Uwielbiam wszystko co zielone i kolorowe, cieszę się najmniejszym drobnym kwiatuszkiem i listkiem wschodzącym ponad ziemię. Po pracy zawsze, nawet w niepogodę przechadzam się wokół domu i podziwiam wszystko co żyje.
Z takim wielkim zastrzykiem energii gotowa jestem nawet pokonywać trudy reszty dnia.
Zachęcam popatrzcie choć przez chwilkę. Mam rację, że robi się przyjemniej?
moje ulubione tulipany, kielichy kwiatów podobne są do piwonii
malwy dwuletnie, czekam na kwiaty - chyba, że wcześniej zjedzą je ślimaki
tulipany podwójne i potrójne, takie piękne, a kupowane w biedronce
niestety nie pamiętam nazwy tej byliny, a może ktoś z was mi podpowie?
to już ostatnie dni hiacyntów
niezapominajki, kwiatki z bajki
urocze smagliczki, które kwitną do późnej jesieni
serduszka okazała, zawsze kojarzę ją z dniem Matki
piwonie już mają piękne pąki
cesarska korona, jedna ocalała - jej sąsiadka została rozszarpana przez mości pana kota.

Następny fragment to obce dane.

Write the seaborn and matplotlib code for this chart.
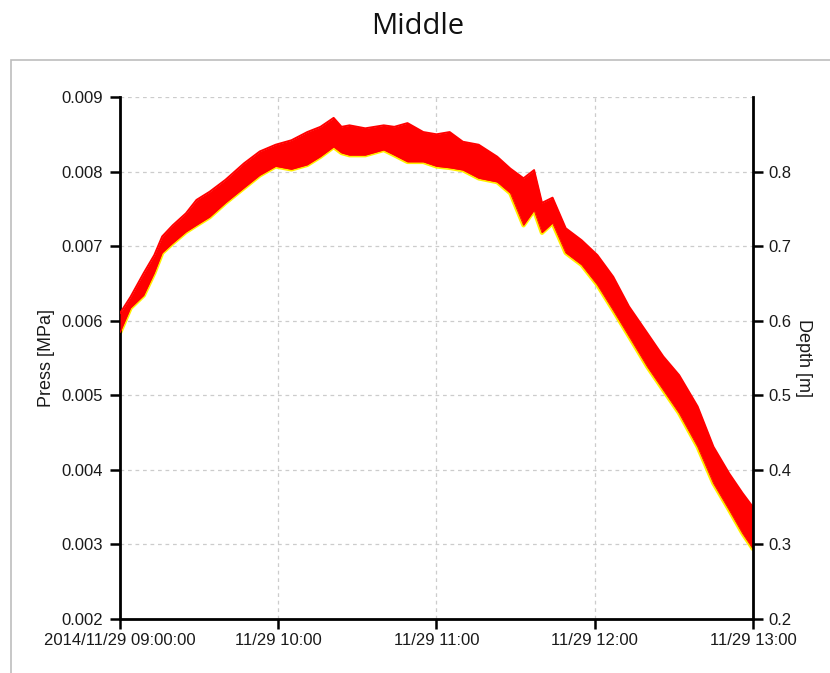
import matplotlib
matplotlib.use("Agg")
import matplotlib.pyplot as plt
from matplotlib.patches import Rectangle
import numpy as np
import pandas as pd
import seaborn as sns

sns.set_theme(style="white")
plt.rcParams['font.family'] = ['Liberation Sans Narrow', 'Liberation Sans', 'DejaVu Sans']

# data: minutes after 09:00, upper / lower edge of the noisy trace
minutes = [0, 4, 9, 13, 16, 20, 25, 29, 34, 40, 47, 53, 59, 65, 71, 76, 81, 84, 87, 93,
           100, 104, 109, 115, 120, 125, 130, 136, 143, 148, 153, 157, 160, 164, 169,
           175, 181, 187, 193, 200, 206, 212, 219, 225, 231, 236, 240]
press_hi = [0.00610, 0.00632, 0.00664, 0.00688, 0.00713, 0.00728, 0.00744, 0.00762,
            0.00773, 0.00789, 0.00811, 0.00827, 0.00836, 0.00842, 0.00853, 0.00860,
            0.00872, 0.00860, 0.00862, 0.00858, 0.00862, 0.00860, 0.00865, 0.00853,
            0.00850, 0.00853, 0.00840, 0.00836, 0.00820, 0.00804, 0.00791, 0.00802,
            0.00758, 0.00765, 0.00724, 0.00708, 0.00688, 0.00659, 0.00619, 0.00583,
            0.00552, 0.00527, 0.00485, 0.00431, 0.00395, 0.00369, 0.00350]
press_lo = [0.00584, 0.00617, 0.00634, 0.00664, 0.00691, 0.00704, 0.00719, 0.00728,
            0.00739, 0.00758, 0.00778, 0.00795, 0.00807, 0.00803, 0.00809, 0.00820,
            0.00833, 0.00825, 0.00822, 0.00822, 0.00829, 0.00822, 0.00813, 0.00813,
            0.00807, 0.00805, 0.00802, 0.00791, 0.00786, 0.00771, 0.00728, 0.00748,
            0.00718, 0.00731, 0.00691, 0.00675, 0.00648, 0.00614, 0.00579, 0.00538,
            0.00507, 0.00476, 0.00431, 0.00382, 0.00346, 0.00315, 0.00294]

hour_ticks = pd.date_range('2014-11-29 09:00', periods=5, freq='h')
hour_labels = ['2014/11/29 09:00:00', '11/29 10:00', '11/29 11:00', '11/29 12:00', '11/29 13:00']
press_ticks = [0.002, 0.003, 0.004, 0.005, 0.006, 0.007, 0.008, 0.009]
depth_ticks = [0.2, 0.3, 0.4, 0.5, 0.6, 0.7, 0.8]

times = pd.Timestamp('2014-11-29 09:00') + pd.to_timedelta(minutes, unit='min')
df = pd.DataFrame({'time': times, 'hi': press_hi, 'lo': press_lo})

fig = plt.figure(figsize=(8.3, 6.73), dpi=100)
ax = fig.add_axes([120 / 830, 1 - 619 / 673, 633 / 830, 522 / 673])

# outer panel frame + title
fig.patches.append(Rectangle((11 / 830, -0.02), 1.0, 1 - 60 / 673 + 0.02, transform=fig.transFigure,
                             fill=False, ec='#bdbdbd', lw=1.2))
fig.text(418 / 830, 1 - 27 / 673, 'Middle', ha='center', va='center', fontsize=21,
         family=['Open Sans', 'DejaVu Sans'], color='#111111')

# yellow edge below, red band on top
sns.lineplot(data=df, x='time', y='lo', ax=ax, color='#ffee00', lw=3.2, zorder=2)
ax.fill_between(df['time'], df['lo'], df['hi'], color='#ff0000', lw=0, zorder=3)
sns.lineplot(data=df, x='time', y='hi', ax=ax, color='#ff0000', lw=1.4, zorder=3)
sns.lineplot(data=df, x='time', y='lo', ax=ax, color='#ff0000', lw=0.6, zorder=3)

ax.set_xlim(hour_ticks[0], hour_ticks[-1])
ax.set_ylim(0.002, 0.009)
ax.set_xticks(hour_ticks)
ax.set_xticklabels(hour_labels)
ax.set_yticks(press_ticks)
ax.set_yticklabels([f'{v:.3f}' for v in press_ticks])
ax.grid(True, color='#cccccc', linestyle=(0, (3, 3)), lw=0.9)
ax.set_axisbelow(True)

ax2 = ax.twinx()
ax2.set_ylim(0.2, 0.9)
ax2.set_yticks(depth_ticks)
ax2.set_yticklabels([f'{v:.1f}' for v in depth_ticks])

for a in (ax, ax2):
    for s in a.spines.values():
        s.set_visible(False)
ax.spines['left'].set_visible(True)
ax.spines['bottom'].set_visible(True)
ax2.spines['right'].set_visible(True)
for s in (ax.spines['left'], ax.spines['bottom'], ax2.spines['right']):
    s.set_linewidth(2.0)
    s.set_color('black')

ax.tick_params(axis='both', direction='out', length=7, width=1.8, color='black',
               labelsize=12, labelcolor='#1a1a1a', left=True, bottom=True)
ax.tick_params(axis='y', pad=5)
ax.tick_params(axis='x', pad=3)
ax2.tick_params(axis='y', direction='out', length=7, width=1.8, color='black',
                labelsize=12, labelcolor='#1a1a1a', right=True, pad=4)

ax.set_xlabel('')
ax.set_ylabel('Press [MPa]', fontsize=13, family=['Liberation Sans', 'DejaVu Sans'], color='#1a1a1a')
ax.yaxis.set_label_coords(-0.103, 0.5)
ax2.set_ylabel('Depth [m]', fontsize=13, family=['Liberation Sans', 'DejaVu Sans'], color='#1a1a1a',
               rotation=270, va='center')
ax2.yaxis.set_label_coords(1.079, 0.5)

fig.savefig('out.png', dpi=100)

ciemiernik, podarunek od mojej koleżanki Elki - pięknie rozkwita wiosną, nawet kiedy leży jeszcze śnieg
laurowiśnia jeszcze chwila i zakwitnie - również podarunek od Eluni, jest mistrzynią w uprawie roślinek
no i oczywiście truskaweczki, też mają swoje kwiateczki
mój ostatni zakup tawlina jarzębolistna - kupiłam, a po czasie doczytałam że jest ekspansywna. Trudno będą ostre cięcia! Ooo na drugim planie widać Pana kota ha, ha!
wdzięczne bratki witają nas przed wejściem do domu.